*** DATASET ENTRIES ***

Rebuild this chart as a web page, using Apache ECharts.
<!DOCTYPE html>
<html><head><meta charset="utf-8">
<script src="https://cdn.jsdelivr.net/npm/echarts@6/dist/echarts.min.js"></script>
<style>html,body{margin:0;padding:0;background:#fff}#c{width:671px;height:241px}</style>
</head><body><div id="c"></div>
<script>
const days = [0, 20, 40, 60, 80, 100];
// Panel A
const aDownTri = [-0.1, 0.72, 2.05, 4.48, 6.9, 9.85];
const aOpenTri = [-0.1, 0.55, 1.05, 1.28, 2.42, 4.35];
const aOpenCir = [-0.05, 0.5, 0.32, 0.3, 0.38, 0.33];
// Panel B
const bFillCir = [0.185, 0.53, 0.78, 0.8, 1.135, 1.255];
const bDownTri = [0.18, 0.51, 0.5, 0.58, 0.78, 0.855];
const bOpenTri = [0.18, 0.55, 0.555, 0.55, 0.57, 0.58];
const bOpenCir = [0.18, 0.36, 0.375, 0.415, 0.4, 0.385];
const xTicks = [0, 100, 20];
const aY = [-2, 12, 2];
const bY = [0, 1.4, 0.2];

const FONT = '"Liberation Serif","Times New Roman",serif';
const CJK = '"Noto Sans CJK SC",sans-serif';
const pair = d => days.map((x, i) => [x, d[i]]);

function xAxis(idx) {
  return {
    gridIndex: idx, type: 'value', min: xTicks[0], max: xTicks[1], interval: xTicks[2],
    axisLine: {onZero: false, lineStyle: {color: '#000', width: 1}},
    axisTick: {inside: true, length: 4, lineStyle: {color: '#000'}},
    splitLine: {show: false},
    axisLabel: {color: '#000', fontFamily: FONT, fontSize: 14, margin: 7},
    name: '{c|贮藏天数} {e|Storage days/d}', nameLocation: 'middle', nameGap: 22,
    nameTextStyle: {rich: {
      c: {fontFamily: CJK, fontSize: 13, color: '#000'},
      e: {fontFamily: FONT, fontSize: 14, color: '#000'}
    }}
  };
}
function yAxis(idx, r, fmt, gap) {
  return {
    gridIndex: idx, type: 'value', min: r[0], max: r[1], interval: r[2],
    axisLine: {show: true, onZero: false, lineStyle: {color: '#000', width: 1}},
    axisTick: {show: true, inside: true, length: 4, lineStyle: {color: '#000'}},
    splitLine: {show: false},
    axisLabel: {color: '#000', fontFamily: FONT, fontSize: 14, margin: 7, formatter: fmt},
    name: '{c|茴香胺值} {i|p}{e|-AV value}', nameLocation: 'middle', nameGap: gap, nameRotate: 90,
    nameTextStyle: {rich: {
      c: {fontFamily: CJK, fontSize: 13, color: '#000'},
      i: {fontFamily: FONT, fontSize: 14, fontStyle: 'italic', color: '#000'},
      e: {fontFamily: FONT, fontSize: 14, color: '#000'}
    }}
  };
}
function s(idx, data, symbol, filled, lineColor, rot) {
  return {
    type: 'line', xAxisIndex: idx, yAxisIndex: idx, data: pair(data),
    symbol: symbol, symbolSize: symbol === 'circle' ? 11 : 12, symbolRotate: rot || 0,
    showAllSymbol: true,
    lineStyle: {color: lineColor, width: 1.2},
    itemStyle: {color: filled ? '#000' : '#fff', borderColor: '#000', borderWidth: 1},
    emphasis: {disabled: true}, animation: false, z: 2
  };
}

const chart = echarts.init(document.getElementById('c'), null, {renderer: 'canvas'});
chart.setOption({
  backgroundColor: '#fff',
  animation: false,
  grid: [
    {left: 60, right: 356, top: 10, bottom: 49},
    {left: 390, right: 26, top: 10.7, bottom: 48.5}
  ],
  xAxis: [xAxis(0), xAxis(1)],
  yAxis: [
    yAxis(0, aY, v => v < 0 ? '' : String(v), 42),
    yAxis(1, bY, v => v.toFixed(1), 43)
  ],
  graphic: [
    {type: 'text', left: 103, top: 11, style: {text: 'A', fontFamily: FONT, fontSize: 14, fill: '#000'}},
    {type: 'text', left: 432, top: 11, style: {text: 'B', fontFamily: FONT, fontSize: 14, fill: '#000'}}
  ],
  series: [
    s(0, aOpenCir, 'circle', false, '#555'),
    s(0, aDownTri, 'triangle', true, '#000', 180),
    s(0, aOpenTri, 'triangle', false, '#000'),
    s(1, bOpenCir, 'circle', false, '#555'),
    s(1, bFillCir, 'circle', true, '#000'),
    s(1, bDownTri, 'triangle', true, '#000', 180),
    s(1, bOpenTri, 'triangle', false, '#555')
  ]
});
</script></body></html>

***
*** DATASET ENTRIES ***

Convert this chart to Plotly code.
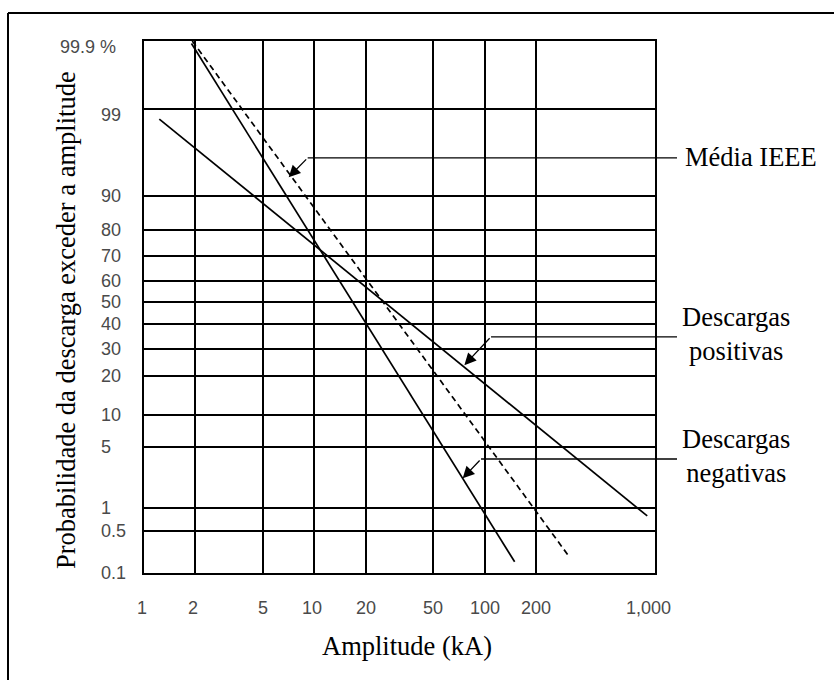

***
*** DATASET ENTRIES ***

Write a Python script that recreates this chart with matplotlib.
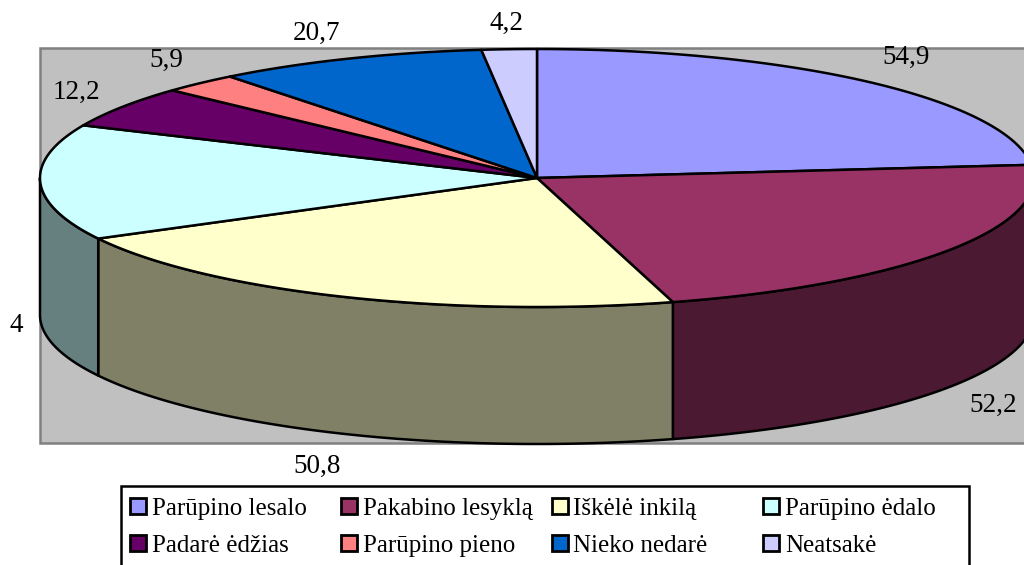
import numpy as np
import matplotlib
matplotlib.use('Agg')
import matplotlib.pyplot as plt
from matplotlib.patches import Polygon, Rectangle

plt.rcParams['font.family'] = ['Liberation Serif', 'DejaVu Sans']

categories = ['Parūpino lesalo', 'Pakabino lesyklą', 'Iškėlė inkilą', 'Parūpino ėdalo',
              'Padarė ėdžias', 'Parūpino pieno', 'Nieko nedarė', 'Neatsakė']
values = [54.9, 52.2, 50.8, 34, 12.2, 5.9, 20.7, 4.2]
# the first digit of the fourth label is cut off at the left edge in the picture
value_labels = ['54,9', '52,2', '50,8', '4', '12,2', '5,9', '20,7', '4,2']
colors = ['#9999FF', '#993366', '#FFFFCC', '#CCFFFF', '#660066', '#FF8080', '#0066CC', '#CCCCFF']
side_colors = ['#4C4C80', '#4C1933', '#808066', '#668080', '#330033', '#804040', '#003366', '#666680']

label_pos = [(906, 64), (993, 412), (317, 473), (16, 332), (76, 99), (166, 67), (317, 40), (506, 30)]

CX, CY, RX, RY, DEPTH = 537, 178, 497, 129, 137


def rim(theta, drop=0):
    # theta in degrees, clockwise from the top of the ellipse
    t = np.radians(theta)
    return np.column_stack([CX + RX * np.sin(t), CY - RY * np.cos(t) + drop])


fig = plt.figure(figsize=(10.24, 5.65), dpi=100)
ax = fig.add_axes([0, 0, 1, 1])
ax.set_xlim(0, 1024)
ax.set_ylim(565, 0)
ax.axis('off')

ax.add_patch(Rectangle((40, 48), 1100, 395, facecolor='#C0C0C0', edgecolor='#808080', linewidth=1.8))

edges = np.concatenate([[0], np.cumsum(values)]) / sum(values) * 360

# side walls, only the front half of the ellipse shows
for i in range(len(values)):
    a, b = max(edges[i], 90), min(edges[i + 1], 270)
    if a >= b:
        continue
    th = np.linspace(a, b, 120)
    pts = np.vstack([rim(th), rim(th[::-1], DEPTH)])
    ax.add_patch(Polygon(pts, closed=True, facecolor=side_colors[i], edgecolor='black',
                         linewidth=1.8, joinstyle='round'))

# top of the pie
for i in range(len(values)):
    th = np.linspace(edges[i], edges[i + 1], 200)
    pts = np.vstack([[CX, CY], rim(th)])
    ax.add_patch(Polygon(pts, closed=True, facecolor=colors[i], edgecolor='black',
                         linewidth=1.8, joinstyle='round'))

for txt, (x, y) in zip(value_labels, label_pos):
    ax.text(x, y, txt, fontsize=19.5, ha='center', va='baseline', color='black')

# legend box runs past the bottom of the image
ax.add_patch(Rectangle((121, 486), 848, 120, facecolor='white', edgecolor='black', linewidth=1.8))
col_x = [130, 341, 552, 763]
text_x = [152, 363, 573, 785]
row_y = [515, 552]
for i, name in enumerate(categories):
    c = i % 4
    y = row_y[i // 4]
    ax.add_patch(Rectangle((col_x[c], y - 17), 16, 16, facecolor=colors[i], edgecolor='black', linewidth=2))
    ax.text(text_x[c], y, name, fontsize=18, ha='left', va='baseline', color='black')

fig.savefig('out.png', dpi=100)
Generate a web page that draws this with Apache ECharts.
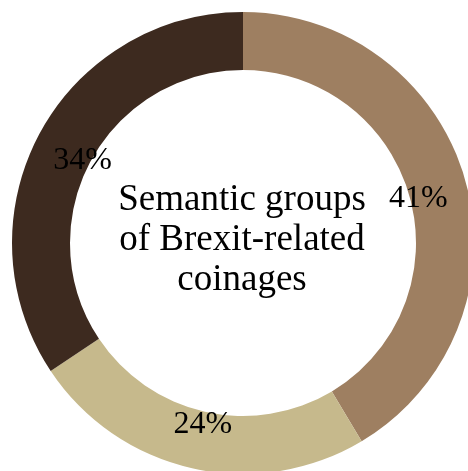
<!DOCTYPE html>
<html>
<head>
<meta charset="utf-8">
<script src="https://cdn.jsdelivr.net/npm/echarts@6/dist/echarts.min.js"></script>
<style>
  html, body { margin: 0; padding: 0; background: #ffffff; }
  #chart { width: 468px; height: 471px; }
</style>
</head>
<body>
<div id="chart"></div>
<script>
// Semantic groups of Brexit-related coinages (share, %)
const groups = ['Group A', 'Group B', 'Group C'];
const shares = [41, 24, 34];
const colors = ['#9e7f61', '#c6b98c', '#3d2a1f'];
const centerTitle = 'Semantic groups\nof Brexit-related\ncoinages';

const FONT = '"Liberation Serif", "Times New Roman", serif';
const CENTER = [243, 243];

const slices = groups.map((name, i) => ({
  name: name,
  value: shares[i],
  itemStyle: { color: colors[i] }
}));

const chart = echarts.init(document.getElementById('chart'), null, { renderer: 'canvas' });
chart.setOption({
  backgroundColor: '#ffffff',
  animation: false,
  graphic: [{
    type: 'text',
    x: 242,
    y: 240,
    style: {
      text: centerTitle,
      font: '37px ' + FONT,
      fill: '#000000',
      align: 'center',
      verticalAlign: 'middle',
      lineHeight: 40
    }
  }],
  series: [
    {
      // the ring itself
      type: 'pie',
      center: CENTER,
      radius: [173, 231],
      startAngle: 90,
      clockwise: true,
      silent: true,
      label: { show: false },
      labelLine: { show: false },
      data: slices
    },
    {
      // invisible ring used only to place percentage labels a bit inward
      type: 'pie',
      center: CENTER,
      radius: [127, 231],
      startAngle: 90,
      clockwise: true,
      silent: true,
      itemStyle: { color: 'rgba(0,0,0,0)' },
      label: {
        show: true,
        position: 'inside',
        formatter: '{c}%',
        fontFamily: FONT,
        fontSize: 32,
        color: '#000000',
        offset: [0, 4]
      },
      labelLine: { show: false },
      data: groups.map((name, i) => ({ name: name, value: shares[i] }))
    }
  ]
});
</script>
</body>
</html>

***

> [EXERCISE OBJECTIVE]:
Give back, exactly as written, each line from the one that contains "Rebuild this chart" through the one that contains "const bY = [0, 1.4, 0.2];".

> [IN RESPONSE]:
Rebuild this chart as a web page, using Apache ECharts.
<!DOCTYPE html>
<html><head><meta charset="utf-8">
<script src="https://cdn.jsdelivr.net/npm/echarts@6/dist/echarts.min.js"></script>
<style>html,body{margin:0;padding:0;background:#fff}#c{width:671px;height:241px}</style>
</head><body><div id="c"></div>
<script>
const days = [0, 20, 40, 60, 80, 100];
// Panel A
const aDownTri = [-0.1, 0.72, 2.05, 4.48, 6.9, 9.85];
const aOpenTri = [-0.1, 0.55, 1.05, 1.28, 2.42, 4.35];
const aOpenCir = [-0.05, 0.5, 0.32, 0.3, 0.38, 0.33];
// Panel B
const bFillCir = [0.185, 0.53, 0.78, 0.8, 1.135, 1.255];
const bDownTri = [0.18, 0.51, 0.5, 0.58, 0.78, 0.855];
const bOpenTri = [0.18, 0.55, 0.555, 0.55, 0.57, 0.58];
const bOpenCir = [0.18, 0.36, 0.375, 0.415, 0.4, 0.385];
const xTicks = [0, 100, 20];
const aY = [-2, 12, 2];
const bY = [0, 1.4, 0.2];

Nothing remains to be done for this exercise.